14 thoughts on “Anne de Bourgh and Georgiana Darcy

  1. Re your comment about there being no wind: there is actually no way to gauge what the weather was like as Elizabeth is the only person who comments on it during the day in question and it is not mentioned in the narrative. The fact that Elizabeth was getting ready to go for a walk doesn’t prove anything as you can walk comfortably in temperatures which are much too cold to stand around in – especially if you have got ready for the walk, i.e. put a coat (or cloak) on.
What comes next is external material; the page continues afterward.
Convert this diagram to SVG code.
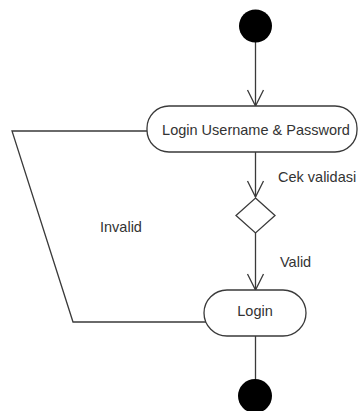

We only know that Maria, who replies to Elizabeth, doesn’t contradict her.

  2. I wish to take exception to your characterization of Georgiana Darcy’s first meeting with Elizabeth Bennett and her invitation to dine: “…we all know that she’d never call if Darcy didn’t drag her, and she’d never invite them to dine if Darcy didn’t tell her to”.

    We know no such thing. Miss Darcy was painfully shy, but she was clearly disposed to like Elizabeth, based upon her brother’s recommendations and the actual experience of meeting her. Hurrying to meet the woman her brother admired so soon after her arrival was perfectly in character with her personality as described by Jane Austen. As for the meeting itself, “Georgiana was eager” to be pleased by Miss Elizabeth.

    Further, “Mr. Darcy called on his sister to join him in expressing their wish” (italics mine) for the party to dine at Pemberley. While Miss Darcy may have been diffident, she was not being slavishly obedient.

    Georgiana is not a cipher — she’s the catalyst that, in my opinion, tipped the scales in Lizzy’s heart toward loving Mr. Darcy. What is fascinating to me is how, with so little said about her, Georgiana becomes a fully-fleshed minor character. Heh, I knew several young women when I was a teenager that embodied one or more of the characteristics Miss Darcy possessed (especially tall, well-formed and womanly traits).

    No, really!

    • Hi Vince, so are you suggesting it was Georgiana who asked Darcy to come to meet Elizabeth on the very morning of her arrival and insisted on inviting her to dinner?

      I think it’d be a somewhat farfetched assumption based on the novel.

      We see her at Pemberley where she can’t even remember to order fruits for her guests.

  3. Hi Sylwia,

    Please do not misunderstand: Georgiana adored her brother. It is not farfetched to assume that she would have been eager to meet the young woman who was clearly the apple of her brother’s eye. The same goes for the invitation to Pemberley. Georgiana acted according to her own lights, based on her love for her brother.

    Both Darcy and his sister suffered from social anxiety, although Fitzwilliam had both experience (and testosterone) to counteract the effects with his own coping mechanisms (like avoiding dancing at the assembly dance). Georgiana, with less experience and a less aggressive character, would simply freeze, like a statue, to avoid committing social gaffes, unless given a cue to act. To suggest she ‘disremembered’ to order refreshment, rather than avoiding doing anything at all but sit there and react, doesn’t jibe with the previous text references to her.

    I’m guessing you don’t suffer the same anxiety in social situations. Have some compassion for those who are so painfully shy, they take no action unless they must. It doesn’t mean they don’t want to — they just need a prod to get going.


    Vince Runza

  4. Well Jane Austen meant for the novel to show how both Darcy and Elizabeth’s judgements could be clouded by their strong pride they both and the prejudiced of each others families, friends and social classes. Personally I never thought Anne de Bourgh was a ‘negative’ character in the sense that Caroline was and may have simply been sticking up for her mother when Elizabeth turned everything around on her, which is not to different to perhaps what Lizzie would have done. Lizzie just simply doesn’t bother finding out as she doesn’t have a motive like being able to get closer to Darcy with getting to Georgiana.